Pero la acumulación de capital no podía ser infinita, pues chocaba con el hecho de la que la sobrevaluación de la moneda había creado lo que se ha venido en llamar una “economía semiabierta”, en la que las importaciones eran baratas pero los productos venezolanos eran caros en el mercado internacional y, por lo tanto, de difícil colocación. En definitiva, a la sombra del petróleo había venido ocurriendo un “crecimiento hacia adentro”, con una producción cuyo único destino era el mercado nacional.
Tras el intenso proceso de inversión en los años setenta, se acumularon capacidades de producción que sobrepasaban la demanda del mercado nacional y que no conseguían salida a sus bienes, pues se estrellaban contra un mercado internacional en el que los productos venezolanos no tenían demanda por lo caros que resultaban. Entonces, paradójicamente, en medio de un enorme boom petrolero, la economía venezolana dejó de crecer: la inversión privada se detuvo abruptamente y, en su lugar, desde 1980 comenzó una fuga de capitales alentada por la sobreinversión realizada y por un bolívar que se había sobrevaluado aún más debido al aumento de la inflación mundial que trajo consigo el auge de los precios del petróleo. En este escenario, con la inflación en aumento y las tasas de interés congeladas, la fuga de capitales puso al gobierno contra las cuerdas: el 18 de febrero de 1983 se decretó el fin de la adquisición libre de divisas a una tasa fija, y en su lugar se establecieron un control de cambio y la devaluación de bolívar.
En balance, la crisis económica de los años ochenta se tradujo en un descalabro de la inversión y del producto interno bruto en medio del, hasta entonces, mayor auge de los precios del petróleo. Al mismo tiempo, el aumento del gasto público, los subsidios y el tamaño del Estado como fórmula para estimular la demanda terminó convirtiéndose en leña de la inflación; el control de precios en desabastecimiento y acaparamiento. La terquedad en mantener la tasa de cambio sobrevaluada estimuló las importaciones y cercenó las exportaciones no petroleras, y obligó a implementar un control de cambio que condujo a la corrupción, la fuga de capitales y el desabastecimiento. El pago de la deuda externa, las importaciones y la caída de los precios del petróleo en 1986 mermaron las reservas internacionales. Lo que sucedió con el ingreso por habitante resume bien esta crisis: cayó 25 por ciento entre 1977 y 1985.

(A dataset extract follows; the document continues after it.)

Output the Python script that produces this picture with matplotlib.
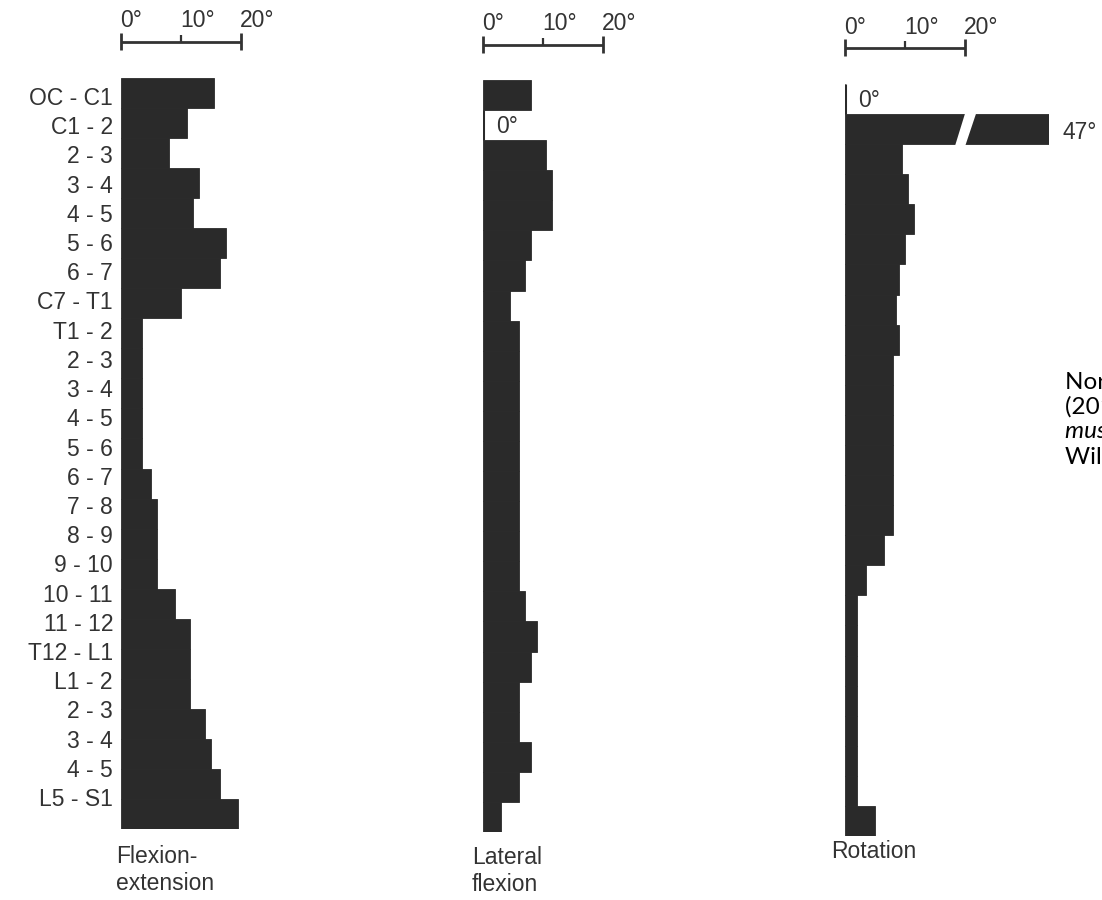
import matplotlib
matplotlib.use('Agg')
import matplotlib.pyplot as plt
import matplotlib.transforms as mtransforms
from matplotlib.patches import Polygon

# ---------------- data ----------------
levels = ["OC - C1", "C1 - 2", "2 - 3", "3 - 4", "4 - 5", "5 - 6", "6 - 7", "C7 - T1",
          "T1 - 2", "2 - 3", "3 - 4", "4 - 5", "5 - 6", "6 - 7", "7 - 8", "8 - 9",
          "9 - 10", "10 - 11", "11 - 12", "T12 - L1", "L1 - 2", "2 - 3", "3 - 4",
          "4 - 5", "L5 - S1"]
flexion_extension = [15.5, 11, 8, 13, 12, 17.5, 16.5, 10,
                     3.5, 3.5, 3.5, 3.5, 3.5, 5, 6, 6,
                     6, 9, 11.5, 11.5, 11.5, 14, 15,
                     16.5, 19.5]
lateral_flexion = [8, 0, 10.5, 11.5, 11.5, 8, 7, 4.5,
                   6, 6, 6, 6, 6, 6, 6, 6,
                   6, 7, 9, 8, 6, 6, 8,
                   6, 3]
rotation = [0, 47, 9.5, 10.5, 11.5, 10, 9, 8.5,
            9, 8, 8, 8, 8, 8, 8, 6.5,
            3.5, 2, 2, 2, 2, 2, 2,
            2, 5]
scale_ticks = [0, 10, 20]
scale_labels = ["0°", "10°", "20°"]
titles = ["Flexion-\nextension", "Lateral\nflexion", "Rotation"]
citation = ["Nordin, M. & Frankel, V. H.",
            "(2012). Basic biomechanics of the",
            "musculoskeletal system. Lippincott",
            "Williams & Wilkins."]

# ---------------- style / layout ----------------
plt.rcParams['font.family'] = ['Liberation Sans', 'DejaVu Sans']
W, H = 1102, 900
fig = plt.figure(figsize=(W / 100, H / 100), dpi=100)
fig.patch.set_facecolor('white')

PXD = 6.0          # pixels per degree
BAR = '#2a2a2a'
TXT = '#333333'
FS = 16.5

def fx(px):
    return px / W

def fy(py):
    return 1 - py / H

panels = [
    dict(vals=flexion_extension, x0=121, top=78, bot=829, xmax=22.0, sy=41.7,
         title=titles[0], tx=116, ty=845),
    dict(vals=lateral_flexion, x0=483, top=80, bot=832, xmax=22.0, sy=45.0,
         title=titles[1], tx=472, ty=846),
    dict(vals=rotation, x0=845, top=84, bot=836, xmax=34.0, sy=48.3,
         title=titles[2], tx=831, ty=840),
]

n = len(levels)
ypos = list(range(n))

for k, p in enumerate(panels):
    ax = fig.add_axes([fx(p['x0']), fy(p['bot']), p['xmax'] * PXD / W,
                       (p['bot'] - p['top']) / H])
    ax.set_xlim(0, p['xmax'])
    ax.set_ylim(n - 0.5, -0.5)
    ax.axis('off')

    ax.barh(ypos, p['vals'], height=1.0, left=0, color=BAR, edgecolor=BAR,
            linewidth=0.6)

    # zero-valued segments: thin line plus "0°" label
    for i, v in enumerate(p['vals']):
        if v == 0:
            ax.vlines(0, i - 0.5, i + 0.5, color=BAR, lw=2.2)
            ax.text(v + 2.2, i + 0.05, "0°", ha='left', va='center',
                    fontsize=FS, color=TXT)
        if v > p['xmax']:
            # broken bar: white slanted gap and value label
            gap = Polygon([(20.1, i - 0.58), (21.95, i - 0.58),
                           (20.0, i + 0.58), (18.3, i + 0.58)],
                          closed=True, facecolor='white', edgecolor='none',
                          zorder=5)
            ax.add_patch(gap)
            ax.text(p['xmax'] + 2.3, i + 0.1, f"{v:g}°", ha='left',
                    va='center', fontsize=FS, color=TXT, clip_on=False)

    # scale bar above each panel
    tr = mtransforms.blended_transform_factory(ax.transData, fig.transFigure)
    sy = p['sy']
    ax.plot([scale_ticks[0], scale_ticks[-1]], [fy(sy), fy(sy)], transform=tr,
            color=TXT, lw=2, clip_on=False, solid_capstyle='butt')
    for t, lab in zip(scale_ticks, scale_labels):
        if t in (scale_ticks[0], scale_ticks[-1]):
            ax.plot([t, t], [fy(sy - 9), fy(sy + 8)], transform=tr, color=TXT,
                    lw=2, clip_on=False, solid_capstyle='butt')
        else:
            ax.plot([t, t], [fy(sy - 7), fy(sy)], transform=tr, color=TXT,
                    lw=1.6, clip_on=False, solid_capstyle='butt')
        ax.text(t - 1 / PXD, fy(sy - 14.5), lab, transform=tr, ha='left',
                va='baseline', fontsize=FS, color=TXT)

    # panel title below
    fig.text(fx(p['tx']), fy(p['ty']), p['title'], ha='left', va='top',
             fontsize=FS, color=TXT, linespacing=1.2)

# level labels (left of first panel)
axl = fig.add_axes([fx(113), fy(811.6), 0.0005, (811.6 - 81.4) / H])
axl.set_ylim(n - 0.5, -0.5)
axl.set_yticks(ypos)
axl.set_yticklabels(levels)
axl.set_xticks([])
axl.tick_params(axis='y', length=0, pad=0, labelsize=FS, labelcolor=TXT)
for s in axl.spines.values():
    s.set_visible(False)
axl.patch.set_alpha(0)

# citation text (cut by the right edge, as in the reference)
cy = [382, 407, 432, 457]
styles = ['normal', 'normal', 'italic', 'normal']
for line, y, st in zip(citation, cy, styles):
    fig.text(fx(1065), fy(y), line, ha='left', va='center', fontsize=17.5,
             style=st, color='black', family=['Lato', 'DejaVu Sans'])

fig.savefig('out.png', dpi=100, facecolor='white')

Este era el escenario económico a principios de 1989, pero no explica completamente los sucesos de febrero. La clave está en la pérdida de legitimidad del sistema político, sus representantes, sus organizaciones y sus élites frente a las grandes mayorías populares y la clase media.
El sistema político era de por sí muy centralizado y poco democrático: desde 1958 las decisiones públicas se tomaban en un cónclave formado por las cúpulas de los partidos políticos, las élites económicas, los sindicatos aliados del sistema, los militares y la Iglesia católica. Los gobernadores de estado eran nombrados por el presidente de la República y la autoridad de los concejos municipales estaba diluida. Los partidos políticos se habían transformado en maquinarias electorales alejadas de los ciudadanos, con estructuras muy centralizadas y poco democráticas, minadas de luchas entre facciones y poco preocupadas por el contacto con la calle. La Confederación de Trabajadores de Venezuela, la principal central sindical, mantenía una relación simbiótica con Acción Democrática y los gobiernos adecos, lo que diluía su papel de defensora y representante de los trabajadores.
No es de extrañar que las encuestas de los años ochenta reflejaran una opinión negativa acerca de los políticos, a quienes se los percibía como poco preocupados por la gente, y de los gobiernos, de quienes se pensaba que empleaban mal el dinero y servían a grupos poderosos y no al país. El sentimiento general era de frustración ante la crisis, alentada por el mito de vivir en un país con una riqueza inmensa que había que repartir y que, si había pobres, era porque unos privilegiados se la apropiaban. Una década de crisis económica había revelado y acentuado las diferencias sociales, y ya el petróleo había dejado de ser el lubricante que minimizaba los conflictos.
Por todo ello, a la violencia que se desató el 27 y 28 de febrero de 1989 no había quien la atajara. Lo que en otras circunstancias podría haber sido un suceso local y secundario — el aumento arbitrario, por parte de los choferes, de los pasajes de autobús desde Guarenas y Guatire—, fue en ese año una chispa sobre un bidón de gasolina.